From the time of his first arrival in Kenya, Meghjibhai had been involved (at first in a lowly position) in the financial aspects of business. During his business career he was involved in a small way in holding deposits for other businessmen but this was by no means banking, rather a service to his friends and associates. In 1952, however, he did move into the finance business with the formation of Guarantee Discount Company Limited. It was a high-risk business and he had to charge accordingly. Inevitably he suffered from some defaulters, sometimes he made losses but he made a point of not pursuing his debtors into the courts but rather wrote off the bad debts. The provision of venture capital and hire purchase finance was an important service to local entrepreneurs: Meghjibhai was a good judge of people and of business prospects and in spite of some defaults the Guarantee Discount Company was successful. When he gave up his interests in Kenya in 1958 he sold the company to a group consisting of his brothers-in-law, H. N. Shah and K. N. Shah, and M. I. Patel. In 1953 C. P. Shah, whose reminiscences of Meghjibhai will be mentioned later, came to East Africa with the responsibility of opening branches of the Bank of Baroda.
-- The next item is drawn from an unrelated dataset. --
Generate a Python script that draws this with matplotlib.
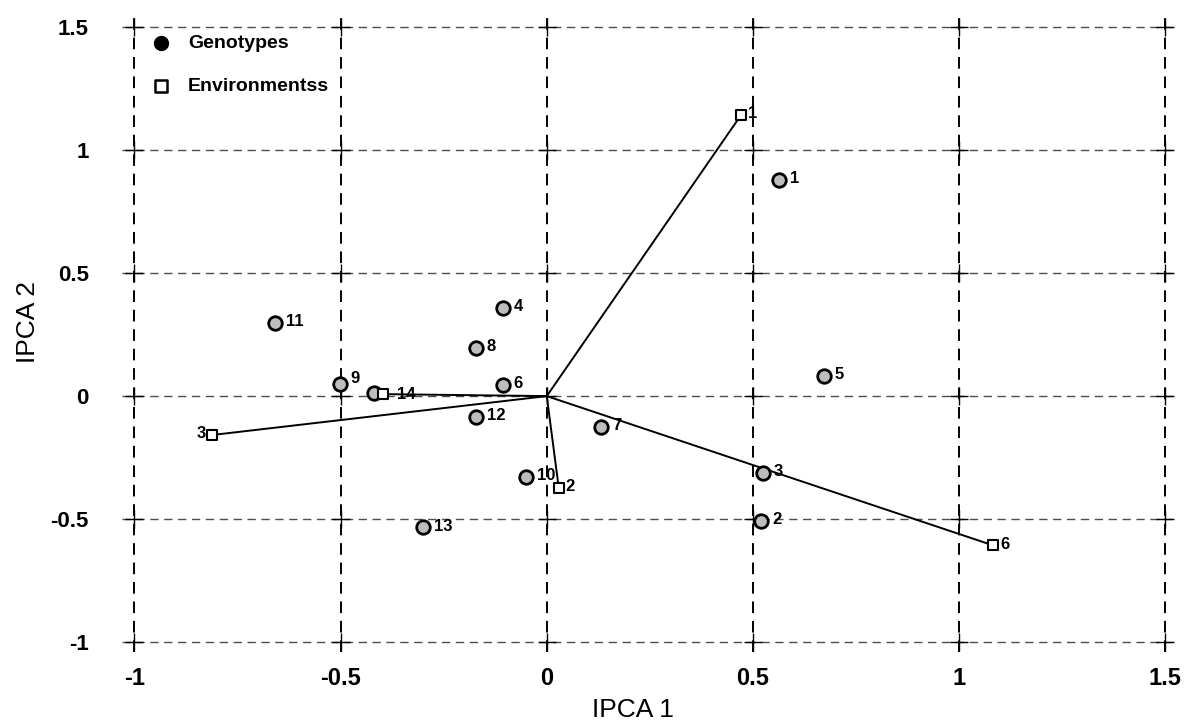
import numpy as np
import matplotlib
matplotlib.use("Agg")
import matplotlib.pyplot as plt

plt.rcParams["axes.unicode_minus"] = False

# genotype scores on the first two interaction PCs
geno_labels = ["1", "2", "3", "4", "5", "6", "7", "8", "9", "10", "11", "12", "13", "14"]
geno_ipca1 = [0.563, 0.519, 0.524, -0.107, 0.672, -0.107, 0.131, -0.172, -0.502, -0.051, -0.660, -0.172, -0.301, -0.420]
geno_ipca2 = [0.879, -0.506, -0.312, 0.360, 0.081, 0.045, -0.126, 0.194, 0.049, -0.328, 0.296, -0.085, -0.534, 0.012]

# environment scores (drawn as vectors from the origin)
env_labels = ["1", "2", "3", "4", "6"]
env_ipca1 = [0.471, 0.029, -0.811, -0.396, 1.083]
env_ipca2 = [1.142, -0.372, -0.158, 0.008, -0.607]

ticks = [-1, -0.5, 0, 0.5, 1, 1.5]

SANS = ["Liberation Sans", "DejaVu Sans"]


def main():
    fig = plt.figure(figsize=(12.01, 7.28), dpi=100)
    ax = fig.add_axes([0.1016, 0.1044, 0.879, 0.872])
    ax.set_xlim(-1.03, 1.53)
    ax.set_ylim(-1.04, 1.54)

    # dashed reference grid with small crosses where the lines meet
    for t in ticks:
        ax.axvline(t, color="black", lw=1.4, ls=(0, (6, 4)), zorder=1)
        ax.axhline(t, color="0.3", lw=1.0, ls=(0, (6, 4)), zorder=1)
    gx, gy = np.meshgrid(ticks, ticks)
    ax.scatter(gx.ravel(), gy.ravel(), marker="+", s=160, color="black",
               linewidths=1.0, zorder=2)

    # environment vectors
    for x, y in zip(env_ipca1, env_ipca2):
        ax.plot([0, x], [0, y], color="black", lw=1.4, zorder=3)

    ax.scatter(geno_ipca1, geno_ipca2, s=95, marker="o", facecolor="#bdbdbd",
               edgecolor="black", linewidths=2.0, zorder=4)
    ax.scatter(env_ipca1, env_ipca2, s=55, marker="s", facecolor="white",
               edgecolor="black", linewidths=1.5, zorder=5)

    for lab, x, y in zip(geno_labels, geno_ipca1, geno_ipca2):
        off = (8, 1)
        if lab == "9":
            off = (8, 4)
        if lab == "14":
            off = (17, -1)
        ax.annotate(lab, (x, y), xytext=off, textcoords="offset points",
                    ha="left", va="center", fontsize=12, fontweight="bold",
                    family=SANS, zorder=6)

    for lab, x, y in zip(env_labels, env_ipca1, env_ipca2):
        if lab == "4":
            continue
        if x < -0.5:
            ax.annotate(lab, (x, y), xytext=(-5, 1), textcoords="offset points",
                        ha="right", va="center", fontsize=12, fontweight="bold",
                        family=SANS, zorder=6)
        else:
            ax.annotate(lab, (x, y), xytext=(5, 1), textcoords="offset points",
                        ha="left", va="center", fontsize=12, fontweight="bold",
                        family=SANS, zorder=6)

    # legend drawn by hand in the upper-left cell
    ax.scatter([-0.935], [1.435], s=100, marker="o", facecolor="black",
               edgecolor="black", zorder=6)
    ax.scatter([-0.935], [1.26], s=80, marker="s", facecolor="white",
               edgecolor="black", linewidths=1.8, zorder=6)
    ax.text(-0.87, 1.435, "Genotypes", ha="left", va="center", fontsize=14,
            fontweight="bold", family=SANS)
    ax.text(-0.87, 1.26, "Environmentss", ha="left", va="center", fontsize=14,
            fontweight="bold", family=SANS)

    ax.set_xticks(ticks)
    ax.set_yticks(ticks)
    ax.set_xticklabels(["%g" % t for t in ticks], fontsize=17, fontweight="bold",
                       family=SANS)
    ax.set_yticklabels(["%g" % t for t in ticks], fontsize=16, fontweight="bold",
                       family=SANS)
    ax.tick_params(axis="x", length=0, pad=11)
    ax.tick_params(axis="y", length=0, pad=24)
    for s in ax.spines.values():
        s.set_visible(False)

    ax.set_xlabel("IPCA 1", fontsize=19, family=SANS)
    ax.xaxis.set_label_coords(0.484, -0.072)
    ax.set_ylabel("IPCA 2", fontsize=19, family=SANS)
    ax.yaxis.set_label_coords(-0.078, 0.52)

    fig.savefig("out.png", dpi=100)


if __name__ == "__main__":
    main()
Meghjibhai had a number of schemes in mind for the development of banking and contacts between the two became close. Later Meghjibhai also met two directors of the Bank of Baroda when they visited East Africa, Shri Naval Tata and His Highness the Maharaja of Baroda, Fatehsinharao Gaekwad, and his suggestions and active co-operation were found valuable in developing branches of the Bank of Baroda. He continued to give invaluable service to the Bank until he left Kenya. The establishment of a banking business in the British Isles was a longstanding ambition of Meghjibhai but it was not achieved in his lifetime.